We are reaching a point where "proof of personhood" is going to be the only way to trust anything online. When anyone can make your own AI porn that looks 99% real, the value of digital imagery plummets to zero.

We're seeing a massive shift in how adult creators work, too. Some are "AI-proofing" their brands by focusing on personality and live-streaming, things AI still struggles to replicate with 100% accuracy. Others are embracing it, selling "AI versions" of themselves. It’s a weird, fragmented market right now.

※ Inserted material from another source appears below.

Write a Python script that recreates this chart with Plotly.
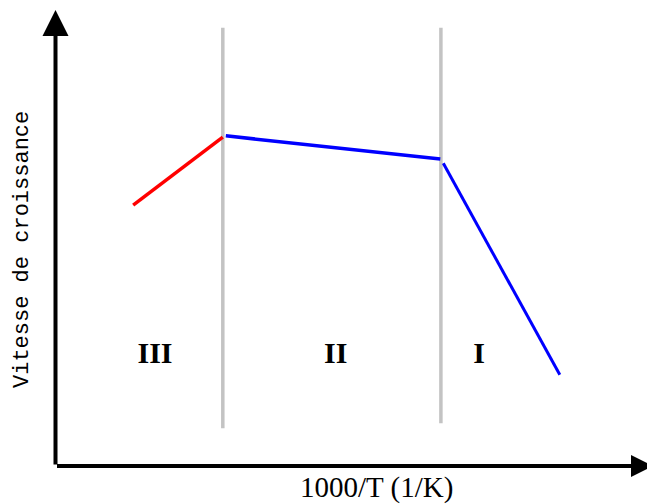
import plotly.graph_objects as go

# Data (arbitrary units)
red_x = [1.30, 2.80]
red_y = [5.72, 7.21]
blue1_x = [2.85, 6.44]
blue1_y = [7.24, 6.73]
blue2_x = [6.49, 8.44]
blue2_y = [6.64, 2.00]
boundary_x = [2.80, 6.45]
boundary_y0 = [0.83, 0.94]
boundary_y1 = [9.61, 9.61]
region_labels = ["III", "II", "I"]
region_x = [1.665, 4.69, 7.09]
region_y = [2.43, 2.43, 2.43]

fig = go.Figure()

# gray boundary lines
for bx, y0, y1 in zip(boundary_x, boundary_y0, boundary_y1):
    fig.add_trace(go.Scatter(x=[bx, bx], y=[y0, y1], mode="lines",
                             line=dict(color="#c3c3c3", width=3.5),
                             showlegend=False, hoverinfo="skip"))

fig.add_trace(go.Scatter(x=red_x, y=red_y, mode="lines",
                         line=dict(color="#ff0000", width=3.5), showlegend=False))
fig.add_trace(go.Scatter(x=blue1_x, y=blue1_y, mode="lines",
                         line=dict(color="#0000ff", width=3.5), showlegend=False))
fig.add_trace(go.Scatter(x=blue2_x, y=blue2_y, mode="lines",
                         line=dict(color="#0000ff", width=3), showlegend=False))

fig.add_trace(go.Scatter(x=region_x, y=region_y, mode="text",
                         text=["<b>%s</b>" % s for s in region_labels],
                         textfont=dict(family="Liberation Serif", size=30, color="black"),
                         textposition="middle center", showlegend=False))

# axes with arrows
fig.add_annotation(x=0, y=10, ax=0, ay=0, xref="x", yref="y", axref="x", ayref="y",
                   text="", showarrow=True, arrowhead=2, arrowsize=1.3,
                   arrowwidth=4, arrowcolor="black")
fig.add_annotation(x=10, y=0, ax=0, ay=0, xref="x", yref="y", axref="x", ayref="y",
                   text="", showarrow=True, arrowhead=2, arrowsize=1.1,
                   arrowwidth=4, arrowcolor="black")

W, H, OFF = 655, 504, 8
fig.add_annotation(x=(22 - OFF) / W, y=1 - (250 - OFF) / H, xref="paper", yref="paper",
                   text="Vitesse de croissance", showarrow=False, textangle=-90,
                   font=dict(family="Liberation Mono", size=22, color="black"),
                   xanchor="center", yanchor="middle")
fig.add_annotation(x=(376 - OFF) / W, y=1 - (487 - OFF) / H, xref="paper", yref="paper",
                   text="1000/T (1/K)", showarrow=False,
                   font=dict(family="Liberation Serif", size=29, color="black"),
                   xanchor="center", yanchor="middle")

fig.update_xaxes(range=[-0.795, 10.167], visible=False)
fig.update_yaxes(range=[-1.009, 10.044], visible=False)
fig.update_layout(width=W, height=H, margin=dict(l=0, r=0, t=0, b=0),
                  plot_bgcolor="white", paper_bgcolor="white")

fig.write_html("out.html")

Moving forward with AI generation

If you're going to dive into this, start by understanding the hardware you actually have. Check if your PC can handle a local install of Stable Diffusion via Stability Matrix—it’s the easiest "all-in-one" installer for beginners.

Focus on the ethical side first. Seriously. Stick to fictional "seeds" and avoid using real people's names in your prompts. Not only does it keep you out of legal trouble, but it actually forces you to be more creative with the tool.

Learn how to use "ControlNet." It’s a plugin that lets you dictate the pose of an image by using a sketch or a reference photo. It’s the difference between a random lucky guess and actual artistic control.

The technology is moving at a breakneck pace. What's true today will be obsolete in six months. Stay updated by following communities on Reddit or Discord, but keep a healthy dose of skepticism. Most of these "AI influencers" are just selling prompts you can find for free if you look hard enough.

Get your local environment set up, respect the privacy of real humans, and treat the software like a complex tool rather than a magic wand. That's how you actually master this stuff.